Meet ‘Columbia Law Review’ Editor in Chief Oluwatumise Asebiomo ’21
Empowered and honored by her role leading the 119-year-old journal, Asebiomo says her mission is to publish scholarship that raises diverse voices and ideas.
Oluwatumise Asebiomo ’21, who was appointed editor in chief of the Columbia Law Review in February, is motivated by intellectual challenges. It’s the reason she enrolled at Columbia Law School and why she applied to join the influential journal at the end of her 1L year. “I wanted to be part of the law review because of its excellence in scholarship and the consequentiality of its work,” says Asebiomo. “Contributing to the editorial process and management of the publication is an active form of learning.”
During her first year on the law review, Asebiomo was responsible for editing and substantiating articles by leading scholars from around the world for publication. “You’re going through all the footnotes and body text, making sure the sources accurately reflect the points they are supporting and that the arguments being advanced are sound,” she says. “It was more rigorous than I anticipated, but more interesting, too. I was delving into progressive scholarship, engaging intensely, and thinking critically.”
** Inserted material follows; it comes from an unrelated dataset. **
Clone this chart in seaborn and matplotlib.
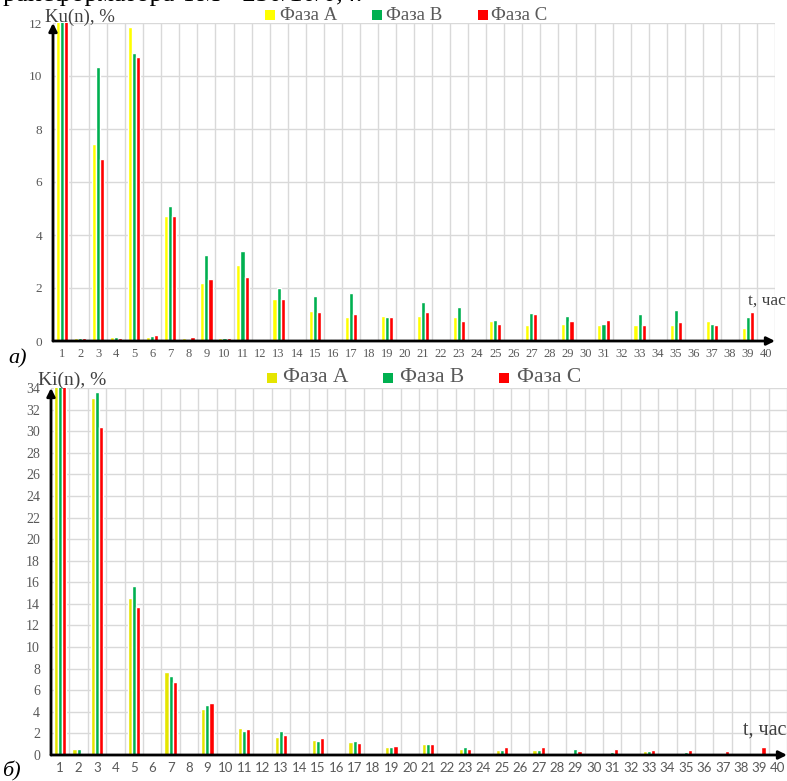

Asebiomo found the responsibilities empowering. “People were trusting and depending on me. I had to perform not only for myself, but for the institution. The law review teaches us to push beyond what we think we know and understand,” she says.
“I wanted to be part of the law review because of its excellence in scholarship and the consequentiality of its work,” says Asebiomo.
In late 2019, Asebiomo decided that she would like to pursue the role of editor in chief, a position she sees as not only a form of public service but also a pathway for personal and professional growth. “I wanted to give back to the law review—a space in which I had benefited academically, intellectually, and socially—and leverage my skill set for the larger organization,” she says. “I liked that the role encompasses administrative as well as editorial responsibilities. I thought I would be an effective and inspiring leader.”
The Lure of the Law
Growing up in southern Georgia, Asebiomo—whom friends and family call Tumise—always had an inkling that law school was in her future. She chose a distinct path from her parents: Her mother, Sade Asebiomo, is a doctor of physical therapy and stay-at-home mom, and her father, Bankole Asebiomo, is a physician specializing in infectious diseases. (He has been working on COVID-19 cases since early March in northern California, where the family now lives.)
While an undergraduate at Princeton University, Asebiomo had a judicial internship at the U.S. District Court for the Eastern District of New York. “It was very eye-opening,” she says, “and pushed me to think seriously about a career in the law.” But after receiving her bachelor’s degree in political science, she decided to spend two years in the compliance department of Barclays. “I was buying time to see if I really wanted to go to law school, and I wanted to remain true to myself in that decision-making process,” she says.
One month after Asebiomo took the reins of the journal in February, the Law School transitioned to remote learning because of COVID-19, and she returned to Georgia (where her parents still have a home) and made certain the law review stayed on track. In addition to ensuring that the four upcoming issues of the review were sent to the printer on schedule, she and her staff organized membership recruitment programming for the next cycle of law review editors. “Over three weeks in April, we hosted 13 virtual events and reached out to each interested rising 2L individually to offer a ‘coffee chat’ where they could learn about the law review and have questions answered in a more personal setting,” she says.
Asebiomo returned to her apartment in New York in late April to study for exams, and she devoted the first weeks of June to grading and reviewing applications and preparing for law review membership selection from home. (The law review’s offices in William C. Warren Hall remain closed because of the pandemic.) “Membership selection is one of the most important things we do each year, and it’s an exciting and busy time,” she says.
As the law review begins production for the fall issues and continues the submissions cycle, Asebiomo notes that the publication has long enjoyed a reputation of publishing progressive and groundbreaking scholarship that has engaged with contemporary issues. “Today, COVID-19 and the protests against systemic racism present complex problems, which can inspire creative solutions,” she says. “As we continue with our work, I am confident that we will uphold our legacy and continue to publish scholarship that raises diverse voices and ideas that deserve to be heard.”
Asebiomo’s experience as the treasurer of the Law School’s Black Law Student Association (BLSA) gave her some helpful experience in a position of leadership. “The treasurer of BLSA is responsible for fundraising for one of the most well-funded student organizations at Columbia Law. Successful fundraising enables BLSA to host impactful programming and meaningfully supports its membership,” says Asebiomo, who notes she learned about fundraising as an undergraduate at Princeton University, where she was involved with annual giving.
As the second African-American woman to lead the Columbia Law Review, Asebiomo appreciates the significance of her appointment. “Serving as editor in chief as a Black woman is an example of multidimensional leadership,” she says. “It’s an honor to be in this role—truly, it’s quite lovely and legitimizing. It’s helped me be an even more authentic version of myself and enabled me to continuously engage in the thought exercises that are so necessary to being a conscious individual.”